We do know from archaeological excavations that the ancient Germans did in fact possess idols of the Gods and as I have already demonstrated in earlier articles they also built temples for the worship of the Gods. Anthropomorphic wooden idols have been found in Germanic speaking areas going back as far as the Bronze Age. A good example of such an idol is the Broddenbjerg idol which dates back to the 6th century BCE and discovered in a peat bog in Viborg in Denmark. These idols are known as ithyphallic(the male variety of course) and referred to as Pole Gods. There are female versions of these wooden idols as well. Such idols were not confined to the Germanic peoples but are also to be found in formerly Celtic speaking and Slavic speaking areas, indicating that this was a northern European religious feature.

Rudolf Simek (Dictionary of Northern Mythology) is of the opinion that Pole Gods were known as early as the European Stone Age and thus represent probably one of the most archaic expressions of Germanic and Aryan religiosity. He conjectures that the Pole Gods may in fact be connected in some way with the Irminsul. Perhaps theses were smaller variations of this cult.

Tacitus does contradict himself as elsewhere in Germania 40 he refers to the sacred grove of Nerthus and the implication is that She was represented by an image, cared for by Her priest. Perhaps Her image was more elaborate than that of the Pole Gods.

Going forward to 11th century Iceland we have the bronze figurine of the Eyraraland Thor holding a Hammer which strongly resembles the famous Foss Wolf's Hammer. The Icelandic sagas frequently refer to temple images of the Gods. Adam of Bremen in 1070 wrote about the golden images of three Gods; Thor, Wodan and Fricco in the Uppsala temple in Sweden. So clearly the Germanic peoples consistently used idols or images of the Gods as part of their religious practice from the Stone Age to the Mediaeval period. Such practices continued in the Baltic lands right up to the 16th century.
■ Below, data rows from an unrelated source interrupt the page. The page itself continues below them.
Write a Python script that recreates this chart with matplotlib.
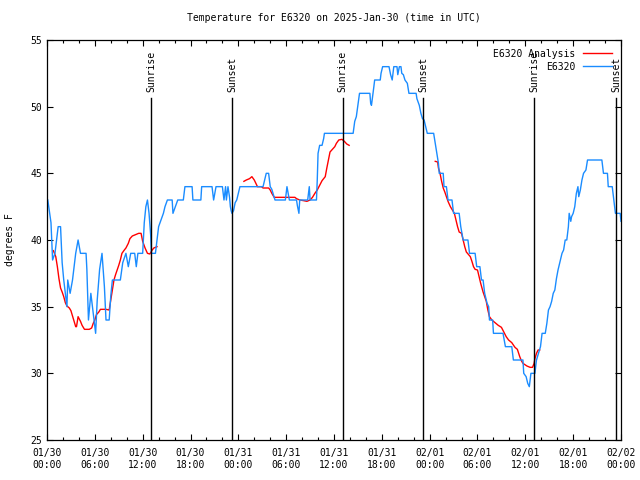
import numpy as np
import matplotlib
matplotlib.use("Agg")
import matplotlib.pyplot as plt

# hours since 2025-01-30 00:00 UTC
obs_hours = [0.1, 0.5, 0.7, 1.0, 1.4, 1.7, 1.9, 2.1, 2.5, 2.6, 2.9, 3.2, 3.6, 3.9, 4.2, 4.9, 5.0, 5.2,
             5.5, 5.8, 6.1, 6.3, 6.6, 6.9, 7.2, 7.4, 7.8, 8.0, 8.2, 9.2, 9.5, 9.9, 10.2, 10.5, 11.0,
             11.2, 11.4, 12.0, 12.2, 12.4, 12.6, 12.8, 13.0, 13.1, 13.6, 13.8, 14.0, 14.3, 14.6, 14.8,
             15.1, 15.7, 15.8, 16.1, 16.4, 17.1, 17.3, 18.2, 18.3, 19.3, 19.4, 20.7, 20.9, 21.2, 22.0,
             22.2, 22.4, 22.5, 22.7, 22.9, 23.0, 23.1, 23.2, 23.4, 23.6, 23.8, 24.0, 24.2, 27.1, 27.5,
             27.8, 28.0, 28.2, 28.4, 28.6, 29.9, 30.1, 30.4, 31.3, 31.4, 31.6, 31.7, 32.7, 32.9, 33.0,
             33.8, 33.9, 34.0, 34.2, 34.5, 34.7, 34.8, 38.4, 38.6, 38.8, 39.0, 39.2, 40.5, 40.6, 40.7,
             40.9, 41.0, 41.1, 41.8, 41.9, 42.1, 42.9, 43.1, 43.3, 43.5, 43.9, 44.0, 44.2, 44.4, 44.5,
             44.7, 44.9, 45.2, 45.4, 46.3, 46.4, 46.7, 46.9, 47.1, 47.3, 47.5, 47.7, 48.5, 48.7, 48.9,
             49.1, 49.2, 49.7, 49.8, 50.1, 50.3, 50.8, 51.0, 51.7, 51.9, 52.2, 52.8, 53.0, 53.7, 53.9,
             54.3, 54.5, 54.7, 54.9, 55.2, 55.4, 55.5, 55.9, 56.0, 57.2, 57.5, 58.3, 58.5, 59.7, 59.8,
             60.1, 60.3, 60.5, 60.7, 61.2, 61.4, 61.7, 61.9, 62.1, 62.5, 62.7, 62.9, 63.1, 63.3, 63.5,
             63.7, 63.9, 64.1, 64.3, 64.6, 64.8, 65.0, 65.2, 65.4, 65.5, 65.7, 65.8, 66.0, 66.2, 66.4,
             66.6, 66.7, 66.9, 67.1, 67.3, 67.6, 67.8, 69.6, 69.8, 70.3, 70.4, 70.9, 71.1, 71.3, 71.9,
             72.0]
obs_temp = [43, 41.3, 38.5, 39, 41, 41, 38.3, 37, 35, 37, 36, 37, 39, 40, 39, 39, 37.8, 34,
            36, 34.5, 33, 35.5, 37.8, 39, 36.5, 34, 34, 35.8, 37, 37, 38.3, 39, 38, 39, 39,
            38, 39, 39, 41.3, 42.5, 43, 42, 40.4, 39, 39, 40, 41, 41.5, 42, 42.5,
            43, 43, 42, 42.5, 43, 43, 44, 44, 43, 43, 44, 44, 43, 44, 44,
            43, 44, 43, 44, 43.2, 42.5, 42.2, 42, 42.2, 42.8, 43, 43.5, 44, 44, 45,
            45, 44, 43.8, 43.4, 43, 43, 44, 43, 43, 42.6, 42, 43, 43, 44, 43,
            43, 44.5, 46.5, 47.1, 47.1, 47.6, 48, 48, 48.9, 49.25, 50.1, 51, 51, 50.25, 50.1,
            51, 51.5, 52, 52, 52.5, 53, 53, 52.4, 52, 53, 53, 52.4, 53, 53, 52.5,
            52.4, 52, 51.75, 51, 51, 50.6, 50.1, 49.5, 49.1, 49, 48.5, 48, 48, 47.25, 46.5,
            45.75, 45, 45, 44, 44, 43, 43, 42, 42, 41, 40, 40, 39, 39, 38,
            38, 37, 37, 36, 35.25, 35, 34, 34, 33, 33, 32, 32, 31, 31, 30,
            29.75, 29.25, 29, 30, 30, 31, 31.6, 32, 33, 33, 33.75, 34.75, 35, 35.4, 36,
            36.25, 37.1, 37.75, 38.25, 39, 39.25, 40, 40, 41, 42, 41.4, 41.75, 42, 42.5, 43.5,
            44, 43.25, 43.75, 44.5, 45, 45.25, 46, 46, 45, 45, 44, 44, 43, 42, 42,
            41.4]

ana_hours = [0.8, 1.1, 1.3, 1.5, 1.7, 1.9, 2.1, 2.3, 2.5, 2.8, 3.0, 3.3, 3.6, 3.7, 3.9, 4.2, 4.4, 4.7,
             5.3, 5.6, 5.8, 6.0, 6.2, 6.5, 6.7, 7.4, 7.8, 8.0, 8.2, 8.4, 8.6, 8.8, 9.0, 9.2, 9.4, 9.7,
             9.9, 10.2, 10.4, 10.7, 11.1, 11.5, 11.8, 12.0, 12.3, 12.6, 12.9, 13.2, 13.4, 13.8,
             np.nan,
             24.7, 25.0, 25.4, 25.7, 26.0, 26.2, 26.4, 26.9, 27.1, 27.8, 28.0, 28.2, 28.5, 29.9, 31.1,
             31.3, 31.7, 32.2, 32.6, 33.0, 33.3, 33.6, 33.9, 34.2, 34.5, 34.9, 35.1, 35.3, 35.5, 35.8,
             36.1, 36.3, 36.6, 37.0, 37.3, 37.6, 37.9,
             np.nan,
             48.7, 49.0, 49.1, 49.3, 49.5, 49.7, 49.9, 50.1, 50.3, 50.6, 50.8, 51.1, 51.3, 51.5, 51.7,
             52.0, 52.2, 52.4, 52.6, 53.1, 53.3, 53.5, 53.7, 54.0, 54.2, 54.4, 54.7, 54.9, 55.1, 55.3,
             55.5, 55.8, 56.2, 56.6, 57.0, 57.3, 57.6, 57.9, 58.3, 58.7, 59.0, 59.3, 59.5, 59.7, 60.2,
             60.6, 60.9, 61.1, 61.2, 61.4, 61.6, 61.8]
ana_temp = [39.2, 38.75, 38, 37.1, 36.4, 36.1, 35.75, 35.3, 35.05, 34.9, 34.7, 34.1, 33.5, 33.5, 34.25,
            33.9, 33.6, 33.3, 33.3, 33.4, 33.75, 34.0, 34.4, 34.6, 34.8, 34.8, 34.75, 35.5, 36.25, 37,
            37.4, 37.75, 38.1, 38.5, 39.0, 39.25, 39.4, 39.75, 40.1, 40.3, 40.4, 40.5, 40.5, 39.9, 39.4,
            39.0, 38.95, 39.25, 39.4, 39.5,
            np.nan,
            44.4, 44.5, 44.6, 44.75, 44.5, 44.25, 44.0, 44.0, 43.9, 43.9, 43.75, 43.5, 43.2, 43.2, 43.2,
            43.1, 43.0, 42.95, 42.9, 43.0, 43.2, 43.5, 43.75, 44.1, 44.45, 44.75, 45.4, 46.0, 46.6, 46.8,
            47.0, 47.25, 47.5, 47.55, 47.4, 47.2, 47.1,
            np.nan,
            45.9, 45.85, 45.4, 45.0, 44.4, 43.9, 43.6, 43.25, 42.9, 42.5, 42.3, 42.0, 41.5, 41.0, 40.6,
            40.5, 40.0, 39.5, 39.1, 38.75, 38.4, 38.0, 37.8, 37.75, 37.25, 36.75, 36.1, 35.75, 35.4, 34.75,
            34.25, 34.0, 33.8, 33.6, 33.45, 33.1, 32.75, 32.5, 32.3, 31.95, 31.8, 31.25, 30.95, 30.75, 30.55,
            30.45, 30.45, 30.75, 31.1, 31.5, 31.75, 31.75]

sun_hours = [13.05, 23.2, 37.1, 47.2, 61.1, 71.4]
sun_labels = ["Sunrise", "Sunset", "Sunrise", "Sunset", "Sunrise", "Sunset"]

tick_hours = list(range(0, 73, 6))
tick_labels = ["01/30\n00:00", "01/30\n06:00", "01/30\n12:00", "01/30\n18:00",
               "01/31\n00:00", "01/31\n06:00", "01/31\n12:00", "01/31\n18:00",
               "02/01\n00:00", "02/01\n06:00", "02/01\n12:00", "02/01\n18:00",
               "02/02\n00:00"]

plt.rcParams['font.family'] = 'DejaVu Sans Mono'
plt.rcParams['font.size'] = 7

fig = plt.figure(figsize=(6.4, 4.8), dpi=100)
ax = fig.add_axes([47 / 640, 40 / 480, 574 / 640, 400 / 480])

ax.plot(ana_hours, ana_temp, color='#ff0000', lw=1.0, label='E6320 Analysis')
ax.plot(obs_hours, obs_temp, color='#1a8cff', lw=1.0, label='E6320')

for h, lab in zip(sun_hours, sun_labels):
    ax.axvline(h, ymin=0, ymax=0.855, color='black', lw=1.0)
    ax.text(h, 0.87, lab, transform=ax.get_xaxis_transform(), rotation=90,
            ha='center', va='bottom', fontsize=7)

ax.set_xlim(0, 72)
ax.set_ylim(25, 55)
ax.set_xticks(tick_hours)
ax.set_xticklabels(tick_labels)
ax.set_xticks(range(0, 73, 2), minor=True)
ax.set_yticks(range(25, 56, 5))
ax.tick_params(which='both', direction='in', top=True, right=True, labelsize=7)
ax.tick_params(which='major', length=4.5, width=0.8)
ax.tick_params(which='minor', length=2.5, width=0.8)
ax.tick_params(axis='x', pad=6)
for s in ax.spines.values():
    s.set_linewidth(0.9)

ax.set_title("Temperature for E6320 on 2025-Jan-30 (time in UTC)", fontsize=7, pad=14)
ax.set_ylabel("degrees F", fontsize=7, labelpad=11)

ax.legend(loc='upper right', frameon=False, markerfirst=False, handlelength=3.0,
          borderaxespad=0.5, labelspacing=0.3, handletextpad=0.8, fontsize=7)

plt.savefig("out.png", dpi=100)
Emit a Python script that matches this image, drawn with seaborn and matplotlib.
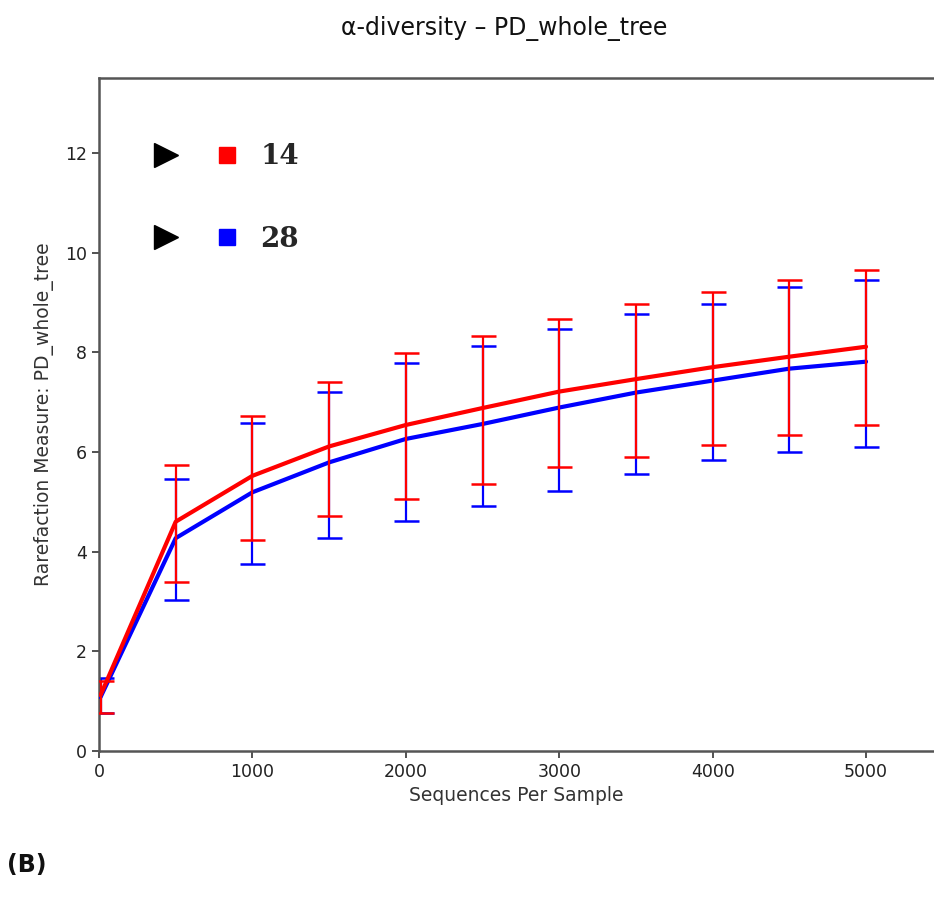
import numpy as np
import pandas as pd
import matplotlib
matplotlib.use("Agg")
import matplotlib.pyplot as plt
import seaborn as sns
from matplotlib.lines import Line2D
from matplotlib.legend_handler import HandlerTuple

# ---- data ----
seqs = [10, 500, 1000, 1500, 2000, 2500, 3000, 3500, 4000, 4500, 5000]
groups = ["14", "28"]
mean_14 = [1.12, 4.60, 5.52, 6.11, 6.54, 6.88, 7.21, 7.46, 7.70, 7.91, 8.11]
low_14 = [0.76, 3.40, 4.23, 4.72, 5.06, 5.35, 5.70, 5.89, 6.13, 6.33, 6.53]
high_14 = [1.41, 5.74, 6.72, 7.40, 7.98, 8.33, 8.67, 8.97, 9.20, 9.45, 9.64]
mean_28 = [1.08, 4.27, 5.19, 5.79, 6.26, 6.56, 6.89, 7.19, 7.43, 7.67, 7.81]
low_28 = [0.76, 3.02, 3.75, 4.28, 4.62, 4.92, 5.22, 5.55, 5.84, 5.99, 6.09]
high_28 = [1.46, 5.45, 6.58, 7.21, 7.79, 8.13, 8.47, 8.76, 8.96, 9.31, 9.45]
colors = {"14": "#ff0000", "28": "#0000ff"}

df = pd.DataFrame({
    "Sequences Per Sample": seqs * 2,
    "value": mean_14 + mean_28,
    "group": ["14"] * len(seqs) + ["28"] * len(seqs),
})

sns.set_style("ticks")
plt.rcParams["font.family"] = ["DejaVu Sans"]

fig = plt.figure(figsize=(9.34, 8.98), dpi=100)
ax = fig.add_axes([0.106, 0.1637, 0.894, 0.7494])

# blue first, red on top
for g, m, lo, hi, z in [("28", mean_28, low_28, high_28, 2), ("14", mean_14, low_14, high_14, 4)]:
    m = np.array(m); lo = np.array(lo); hi = np.array(hi)
    ax.errorbar(seqs, m, yerr=[m - lo, hi - m], fmt="none", ecolor=colors[g],
                elinewidth=1.6, capsize=9, capthick=1.8, zorder=z)

sns.lineplot(data=df[df.group == "28"], x="Sequences Per Sample", y="value",
             color=colors["28"], lw=3.0, ax=ax, zorder=3, legend=False)
sns.lineplot(data=df[df.group == "14"], x="Sequences Per Sample", y="value",
             color=colors["14"], lw=3.0, ax=ax, zorder=5, legend=False)

ax.set_xlim(0, 5443)
ax.set_ylim(0, 13.5)
ax.set_xticks([0, 1000, 2000, 3000, 4000, 5000])
ax.set_yticks([0, 2, 4, 6, 8, 10, 12])
ax.tick_params(axis="both", labelsize=12.5, colors="#333333", length=5, width=1.2,
               labelcolor="#222222")
ax.set_xlabel("Sequences Per Sample", fontsize=13.5, color="#333333", labelpad=4)
ax.set_ylabel("Rarefaction Measure: PD_whole_tree", fontsize=13.5, color="#333333", labelpad=8)
for s in ["left", "bottom", "top"]:
    ax.spines[s].set_color("#555555")
    ax.spines[s].set_linewidth(1.8)
ax.spines["right"].set_visible(False)

# legend
handles = []
for g in groups:
    tri = Line2D([], [], marker=">", color="black", markersize=17, linestyle="none")
    sq = Line2D([], [], marker="s", color=colors[g], markersize=11, linestyle="none")
    handles.append((tri, sq))
leg = ax.legend(handles, groups, handler_map={tuple: HandlerTuple(ndivide=None, pad=1.0)},
                loc="upper left", bbox_to_anchor=(0.03, 0.94), frameon=False,
                handlelength=3.4, labelspacing=2.0, handletextpad=0.6,
                prop={"family": "DejaVu Serif", "weight": "bold", "size": 20})

fig.text(0.54, 0.968, "α-diversity – PD_whole_tree", ha="center", va="center",
         fontsize=17, color="#111111")
fig.text(0.008, 0.037, "(B)", ha="left", va="center", fontsize=17,
         fontweight="bold", color="#111111")

fig.savefig("out.png", dpi=100)
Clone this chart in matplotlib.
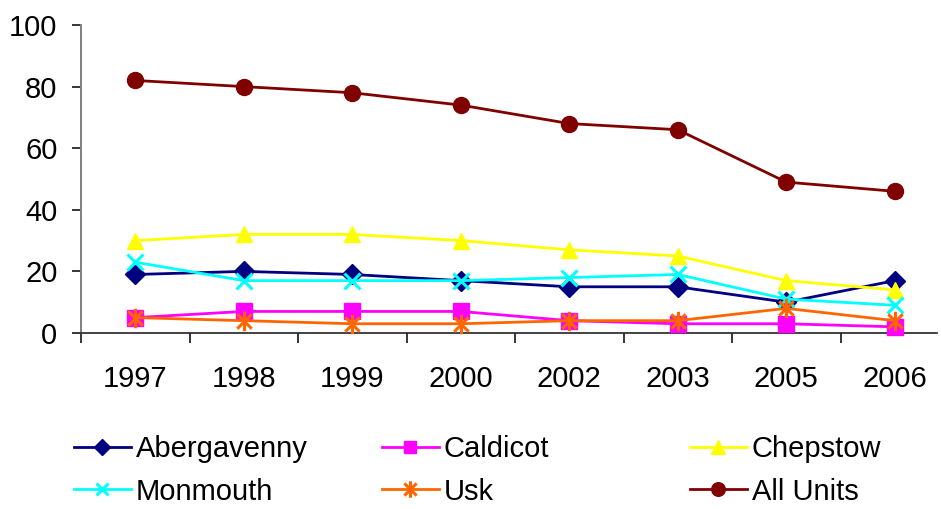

I believe that it is a misunderstanding to say that the Germanic peoples literally worshipped these figures made by their own hands. This is a typical accusation made by xtian clerics. What they fail to understand is that these figures represented the Gods symbolically. Nigel Pennick explains this very well in his Secrets of the Runes. In discussing the mysterious force known as Ond he states that it can accumulate in sacred images and worshippers are in fact accessing the reserves of Ond located in the image, the inner essence in other words. This same energy may be found in sacred wells, groves and stones.